Once again, the idea is to use tokenisation. Any authority accessing the record will not see the passenger’s personal details. Instead they will see confirmation these details have been verified and a match to that confirmation using biometrics, such as facial recognition.
Thorsen says blockchain-based identification could also improve personal security. “You could not check into the airport unless you had a booking that gave you an ID matching a record that you would be at the airport on the day,” he adds. “When the trip ends, the ID is completely gone.”
It is impossible to know which of these ideas will prove sustainable and numerous questions remain unanswered. Commentators observe that blockchain removes the need for middlemen. There are plenty of those in the travel sector, including various payments players, expense management providers and TMCs. Could they be affected? This new technology, and its complex potential implications, need close watching.
Potential applications of blockchain for business travel
• Automated, invisible payment without the need for the traveller to get involved. Greater transparency for payments involving currency conversions.
• Smart contracts where payment is automatically triggered once the terms of the deal have been met.
• A master system for administering loyalty programmes.
• A move to virtual, phone-based passports.
• Control over who can enter an airport.
• Verified identification and payment between hosts and guests of accommodation sites such as Airbnb.
• Monitoring transaction and payment flows between suppliers, travel management companies and corporate clients.
• A clearing system for payments between airlines.
• Lower-cost digital payments could replace corporate and even virtual cards.
Alternative currencies in the travel industry
Blockchain is currently best known as the technology enabling digital currencies such as bitcoin. But other multinational or neutral currencies have been used in the travel industry for decades.
Special Drawing Rights (SDR)
Under the Montreal Convention, compensation paid by airlines for damage to baggage is limited to 1,131 SDRs, and airlines are liable, regardless of culpability, for damages through injury or death of up to 100,000 SDRs.
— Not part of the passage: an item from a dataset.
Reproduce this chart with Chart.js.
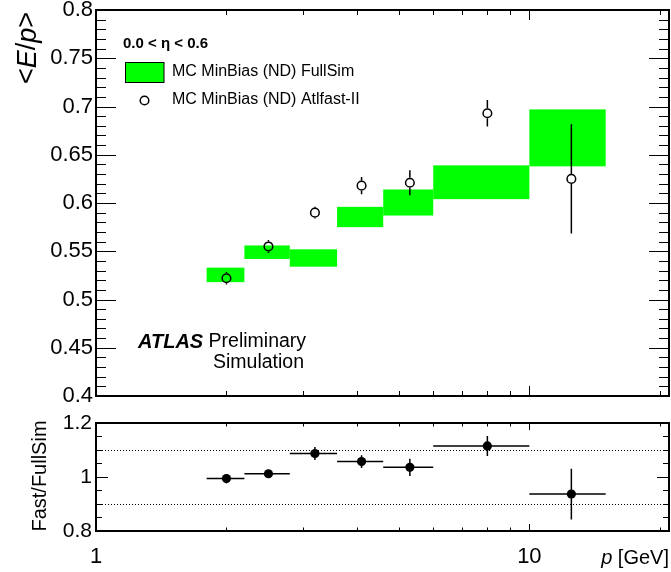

SDRs are an international reserve asset created by the International Monetary Fund in 1969. Today the value of an SDR is fixed against a basket of five currencies: the US dollar, Chinese renminbi, Japanese yen, euro and sterling. At the time of writing, £1 was worth 1.24 SDRs.
Neutral Units Of Construction (NUC)
A notional currency based on a set of exchange rates issued by the International Air Transport Association (IATA) to record fare calculation information. NUC was launched in 1989, when it superseded the Fare Construction Unit.
The UIC franc was a virtual currency with a similar purpose to NUC used by the International Union of Railways. It was withdrawn in 2013.